Consumer Duty is just a few months away. The FCA has already indicated that if you advise a customer for a regulated and non-regulated product simultaneously, it would not be in the spirit of Consumer Duty only to apply the rules to the regulated sale.  

If you are a fully regulated mortgage adviser, mainly advising on residential mortgages, it may not be an issue for you if you adopt the same advisory standards across residential mortgages and buy-to-let mortgages.  

An adviser does not need to be regulated by the FCA to advise on business buy-to-let. However, buy-to-let advisers will find that many lenders will not accept their business if the adviser is not part of a regulated company. 
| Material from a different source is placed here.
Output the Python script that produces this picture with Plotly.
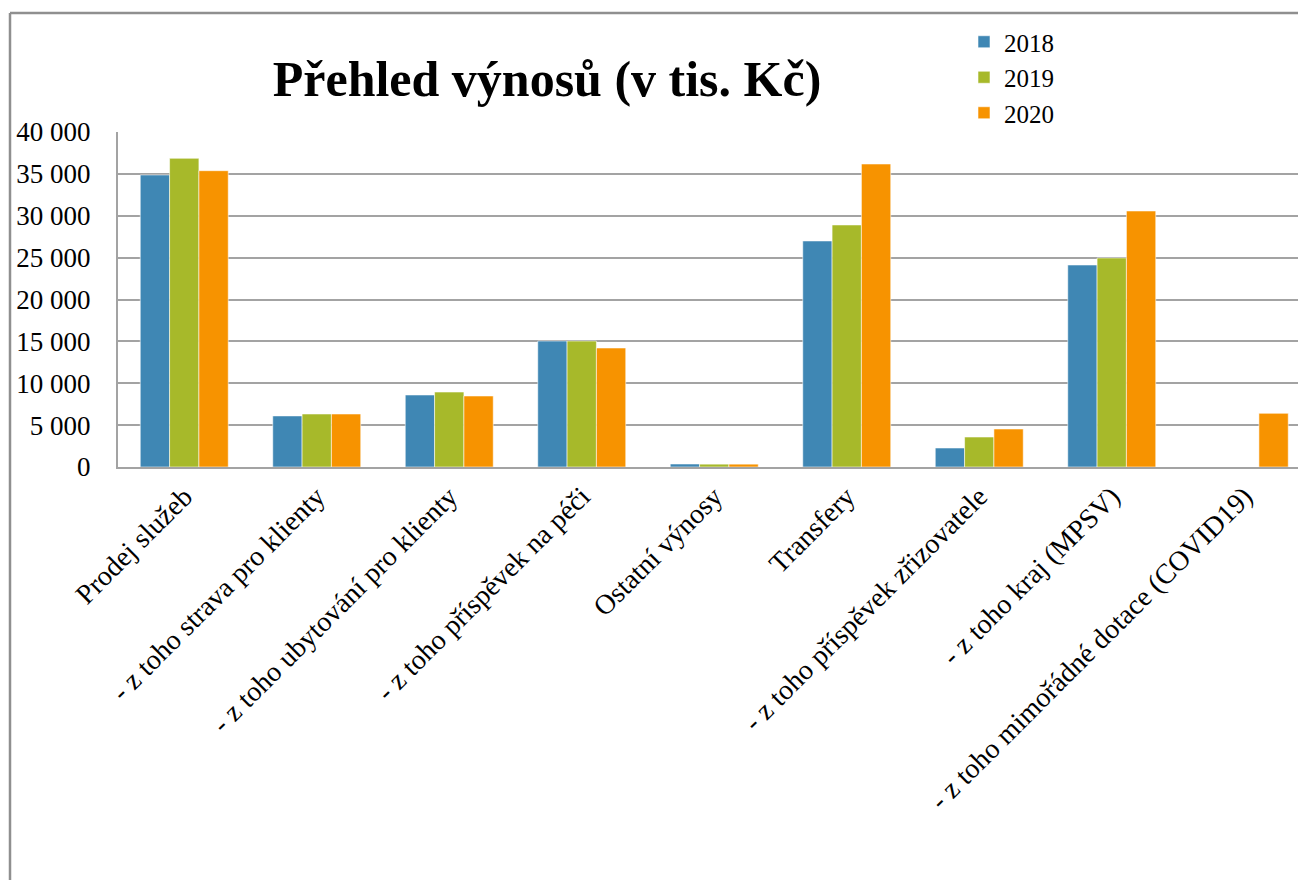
import plotly.graph_objects as go

# Revenue overview (thousands CZK)
categories = [
    "Prodej služeb",
    "- z toho strava pro klienty",
    "- z toho ubytování pro klienty",
    "- z toho příspěvek na péči",
    "Ostatní výnosy",
    "Transfery",
    "- z toho příspěvek zřizovatele",
    "- z toho kraj (MPSV)",
    "- z toho mimořádné dotace (COVID19)",
]
values_2018 = [34870, 6100, 8600, 15040, 360, 26990, 2270, 24120, 0]
values_2019 = [36860, 6330, 8950, 15040, 340, 28900, 3580, 24960, 0]
values_2020 = [35380, 6330, 8480, 14210, 340, 36180, 4540, 30570, 6410]
years = ["2018", "2019", "2020"]
colors = ["#3f87b4", "#a7b92a", "#f79300"]

W, H = 1298, 880
L, R, T, B = 118, 0, 132, 413
plot_w = W - L - R
plot_h = H - T - B


def px_x(px):
    return (px - L) / plot_w


def px_y(py):
    return (H - B - py) / plot_h


fig = go.Figure()
for name, vals, col in zip(years, [values_2018, values_2019, values_2020], colors):
    fig.add_trace(go.Bar(
        x=categories, y=vals, name=name,
        marker=dict(color=col, line=dict(color="rgba(255,255,255,0.55)", width=1)),
    ))

serif = "Liberation Serif"
grid = "#a3a3a3"

fig.update_layout(
    width=W, height=H,
    margin=dict(l=L, r=R, t=T, b=B, autoexpand=False),
    paper_bgcolor="white", plot_bgcolor="white",
    barmode="group", bargap=0.336, bargroupgap=0,
    separators=", ",
    font=dict(family=serif, color="black", size=26),
    showlegend=True,
    legend=dict(
        x=px_x(964), y=px_y(19), xanchor="left", yanchor="top",
        font=dict(family=serif, size=25), bgcolor="rgba(0,0,0,0)",
        tracegroupgap=0, itemwidth=30,
    ),
    title=dict(
        text="<b>Přehled výnosů (v tis. Kč)</b>",
        x=px_x(547), xref="paper", xanchor="center",
        y=1 - 78 / H, yref="container", yanchor="middle",
        font=dict(family=serif, size=50, color="black"),
    ),
    shapes=[
        dict(type="line", xref="paper", yref="paper",
             x0=px_x(10), x1=px_x(W + 5), y0=px_y(13), y1=px_y(13),
             line=dict(color="#8f8f8f", width=2.5)),
        dict(type="line", xref="paper", yref="paper",
             x0=px_x(10), x1=px_x(10), y0=px_y(13), y1=px_y(H + 5),
             line=dict(color="#8f8f8f", width=2.5)),
    ],
)

fig.update_xaxes(
    range=[-0.5, -0.5 + plot_w / 132.5],
    tickangle=-45, showgrid=False, showline=True, linecolor=grid, linewidth=2,
    ticks="", tickfont=dict(family=serif, size=28),
)
fig.update_yaxes(
    range=[0, 40000], dtick=5000, tickformat=",d",
    showgrid=True, gridcolor=grid, gridwidth=2,
    showline=True, linecolor=grid, linewidth=2, mirror=False,
    zeroline=False, ticks="", ticklabelstandoff=20,
    tickfont=dict(family=serif, size=27),
)

fig.write_html("out.html")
Some buy-to-let lenders insist the adviser also holds the mortgage qualification, such as CeMap. However, this qualification does not really properly prepare the adviser for operating in the complex buy-to-let market. For example, houses in multiple occupation (HMO) legislation, limited company lending, rental affordability and buy-to-let tax are not covered in CeMap. 

This is why the new CPSP qualification is so essential. Even though business buy-to-let is not regulated, through this programme, regulated and non-regulated advisers can benefit from a deeper understanding of the complexities to give the right advice to customers needing buy-to-let mortgages.